Sans Superellipse Delot 3 is a regular weight, normal width, monoline, italic, normal x-height font.
Keywords: ui labels, branding, logotypes, headlines, posters, futuristic, technical, sporty, sleek, retro-tech, modernize geometry, add speed, interface clarity, distinct signature, rounded, squarish, clean, geometric, aerodynamic.
A slanted, monoline sans built from rounded-rectangle and superellipse-like forms, giving counters and bowls a soft squareness. Corners are consistently radiused, terminals are smooth and often horizontally clipped, and curves transition into straights with a controlled, engineered feel. Proportions skew wide in several glyphs, with open apertures and compact counters that keep strokes evenly paced in text. The figures mirror the same rounded-square logic, with a rectangular zero and simplified, streamlined joins throughout.
This style is well suited to technology branding, product identities, and UI/UX labeling where a sleek, engineered voice is desired. It also performs well in short headlines and display settings, particularly for automotive, gaming, sportswear, and futuristic editorial themes where the rounded-square geometry can carry the visual personality.

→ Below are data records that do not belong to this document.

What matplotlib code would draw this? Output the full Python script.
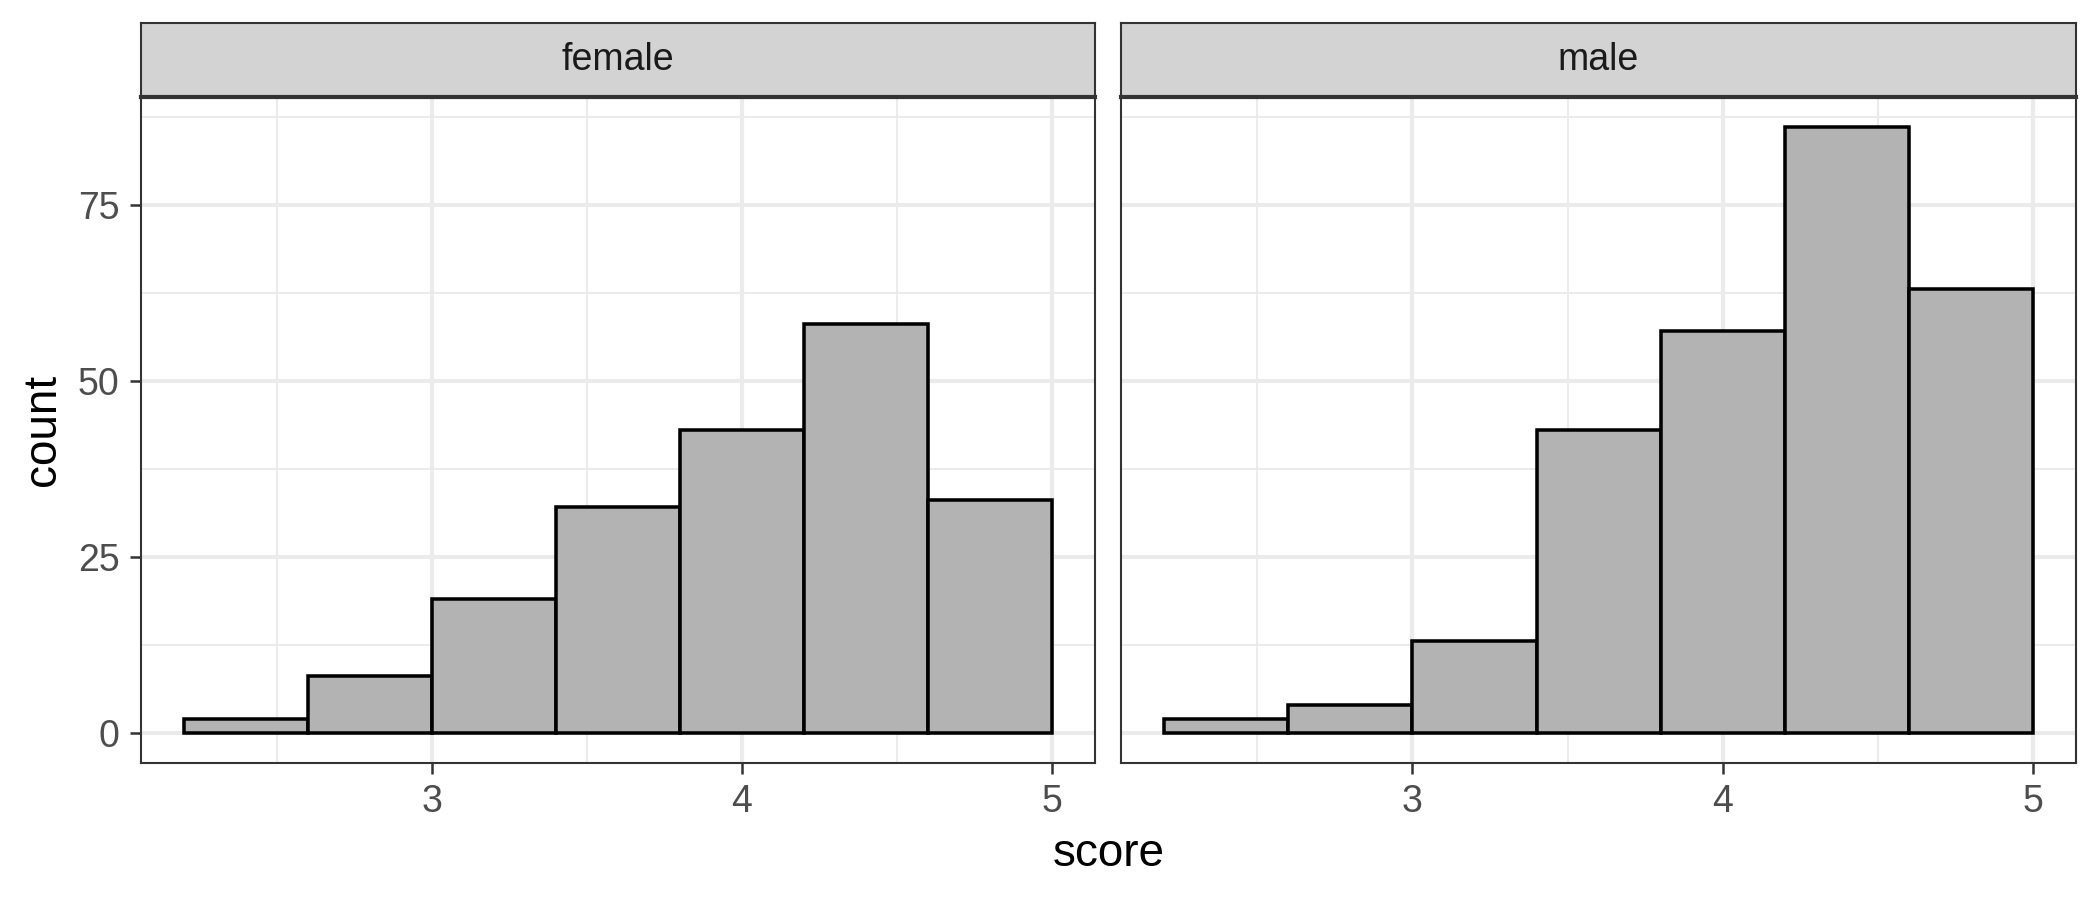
import matplotlib
matplotlib.use("Agg")
import matplotlib.pyplot as plt
import numpy as np

plt.rcParams['font.family'] = ['Liberation Sans', 'DejaVu Sans']

# histogram bins (width 0.4) and counts per facet
bin_left = [2.2, 2.6, 3.0, 3.4, 3.8, 4.2, 4.6]
bin_width = 0.4
facets = ['female', 'male']
counts_female = [2, 8, 19, 32, 43, 58, 33]
counts_male = [2, 4, 13, 43, 57, 86, 63]
counts = {'female': counts_female, 'male': counts_male}

x_ticks = [3, 4, 5]
x_minor = [2.5, 3.5, 4.5]
y_ticks = [0, 25, 50, 75]
y_minor = [12.5, 37.5, 62.5, 87.5]

fig = plt.figure(figsize=(7, 3), dpi=300)

grid_col = '#EBEBEB'
border_col = '#333333'

panel_x = [(0.0671, 0.5214), (0.5338, 0.9886)]
panel_bottom, panel_top = 0.1522, 0.8922
strip_top = 0.9744

xlim = (2.2 - 0.14, 5.0 + 0.14)
ymax = max(max(counts_female), max(counts_male))
ylim = (-0.05 * ymax, 1.05 * ymax)

for i, (name, (x0, x1)) in enumerate(zip(facets, panel_x)):
    ax = fig.add_axes([x0, panel_bottom, x1 - x0, panel_top - panel_bottom])
    ax.set_xlim(*xlim)
    ax.set_ylim(*ylim)
    ax.set_xticks(x_ticks)
    ax.set_xticks(x_minor, minor=True)
    ax.set_yticks(y_ticks)
    ax.set_yticks(y_minor, minor=True)
    ax.grid(which='major', color=grid_col, linewidth=1.0)
    ax.grid(which='minor', color=grid_col, linewidth=0.5)
    ax.set_axisbelow(True)
    ax.bar(bin_left, counts[name], width=bin_width, align='edge',
           color='#B3B3B3', edgecolor='black', linewidth=0.85, zorder=3)
    for s in ax.spines.values():
        s.set_color(border_col)
        s.set_linewidth(0.5)
    ax.tick_params(which='major', length=2.6, width=0.6, color=border_col,
                   labelsize=9, labelcolor='#4D4D4D', pad=2.5)
    ax.tick_params(which='minor', length=0)
    if i > 0:
        ax.tick_params(axis='y', which='both', left=False, labelleft=False)

    sax = fig.add_axes([x0, panel_top, x1 - x0, strip_top - panel_top])
    sax.set_facecolor('#D3D3D3')
    sax.set_xticks([])
    sax.set_yticks([])
    for s in sax.spines.values():
        s.set_color(border_col)
        s.set_linewidth(0.5)
    sax.spines['bottom'].set_linewidth(1.0)
    sax.text(0.5, 0.5, name, transform=sax.transAxes, ha='center', va='center',
             fontsize=9, color='#1A1A1A')

fig.text(0.0205, 0.5 * (panel_bottom + panel_top), 'count', rotation=90,
         ha='center', va='center', fontsize=11)
fig.text(0.5 * (panel_x[0][0] + panel_x[1][1]), 0.051, 'score', ha='center',
         va='center', fontsize=11)

fig.savefig('out.png', dpi=300)
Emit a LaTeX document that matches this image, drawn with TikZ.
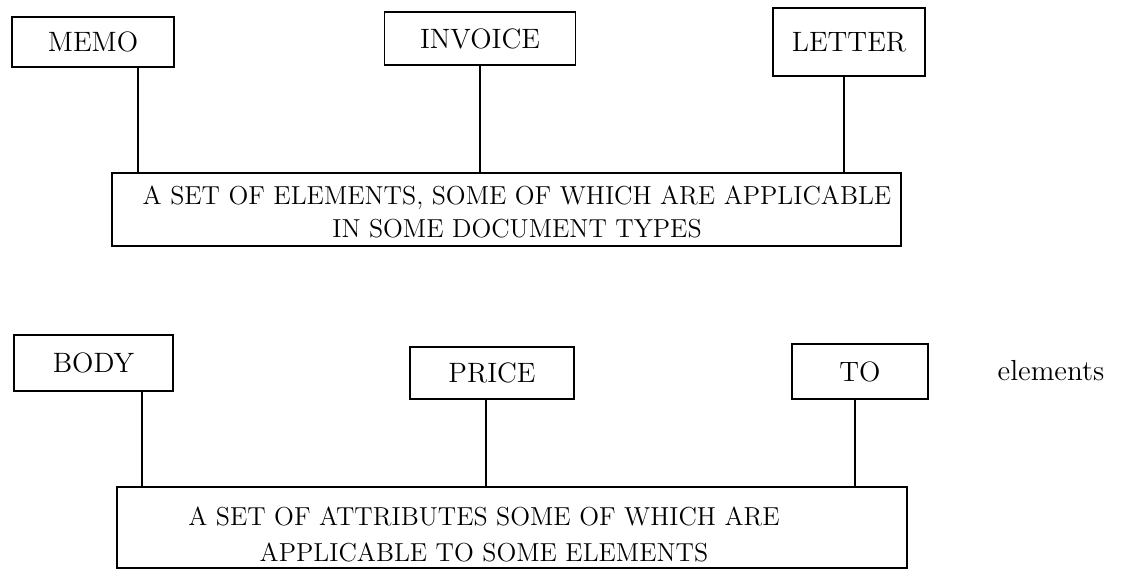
\documentclass[tikz,border=0pt]{standalone}
\usepackage{xcolor}
\usepackage{tikz}
\usetikzlibrary{calc}

\tikzset{
  tagbox/.style={draw, line width=0.9pt, inner sep=0pt, font=\fontsize{14}{18}\selectfont},
  setbox/.style={draw, line width=0.9pt, inner sep=0pt},
  settext/.style={align=center, inner sep=0pt, font=\fontsize{13}{18}\selectfont},
  link/.style={line width=0.9pt}
}

\begin{document}
\begin{tikzpicture}[x=0.5pt, y=-0.5pt]
            \useasboundingbox (0,0) rectangle (1125,573);

            % Document types
            \node[tagbox, minimum width=81pt, minimum height=25pt] (memo) at (93,42) {MEMO};
            \node[tagbox, minimum width=95.5pt, minimum height=26.5pt] (invoice) at (480,38.5) {INVOICE};
            \node[tagbox, minimum width=76pt, minimum height=34pt] (letter) at (849,42) {LETTER};

            \node[setbox, minimum width=394.5pt, minimum height=36.5pt] (elemset) at (506.5,209.5) {};
            \node[settext, font=\fontsize{13}{16.5}\selectfont] (elemtext) at (517,212) {A SET OF ELEMENTS, SOME OF WHICH ARE APPLICABLE\\IN SOME DOCUMENT TYPES};

            \coordinate (m1) at ($(memo.south)+(45,0)$);
            \coordinate (m2) at ($(invoice.south)+(0,0)$);
            \coordinate (m3) at ($(letter.south)+(-5,0)$);
            \draw[link] (m1) -- (m1 |- elemset.north);
            \draw[link] (m2) -- (m2 |- elemset.north);
            \draw[link] (m3) -- (m3 |- elemset.north);

            % Elements
            \node[tagbox, minimum width=79.5pt, minimum height=28pt] (body) at (93.5,363) {BODY};
            \node[tagbox, minimum width=82pt, minimum height=26pt] (price) at (492,373) {PRICE};
            \node[tagbox, minimum width=68pt, minimum height=27.5pt] (to) at (860,371.5) {TO};
            \node[font=\fontsize{14.5}{17}\selectfont, anchor=base, inner sep=0pt] (elemlabel) at (1051,380) {elements};

            \node[setbox, minimum width=395pt, minimum height=40.5pt] (attrset) at (512,527.5) {};
            \node[settext] (attrtext) at (484,534) {A SET OF ATTRIBUTES SOME OF WHICH ARE\\APPLICABLE TO SOME ELEMENTS};

            \coordinate (b1) at ($(body.south)+(48.5,0)$);
            \coordinate (b2) at ($(price.south)+(-6,0)$);
            \coordinate (b3) at ($(to.south)+(-5,0)$);
            \draw[link] (b1) -- (b1 |- attrset.north);
            \draw[link] (b2) -- (b2 |- attrset.north);
            \draw[link] (b3) -- (b3 |- attrset.north);
\end{tikzpicture}
\end{document}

The overall tone is modern and forward-leaning, with a sporty, tech-oriented cadence. Its rounded-square geometry reads friendly but purposeful, evoking interfaces, instrumentation, and late-20th-century sci‑fi design cues rather than warmth or informality.
The design appears intended to merge geometric clarity with a softened, superelliptical construction, producing a streamlined italic sans with strong, contemporary character. Its consistent rounding and simplified terminals suggest an aim for clean reproduction across digital and print contexts while maintaining a distinctive, tech-forward signature.
Distinctive rounded-rect bowls and squared curves create strong silhouette recognition, especially in capitals and numerals. The italic angle is moderate and consistent, and the lowercase maintains a tidy, understated rhythm that favors clarity over calligraphic contrast.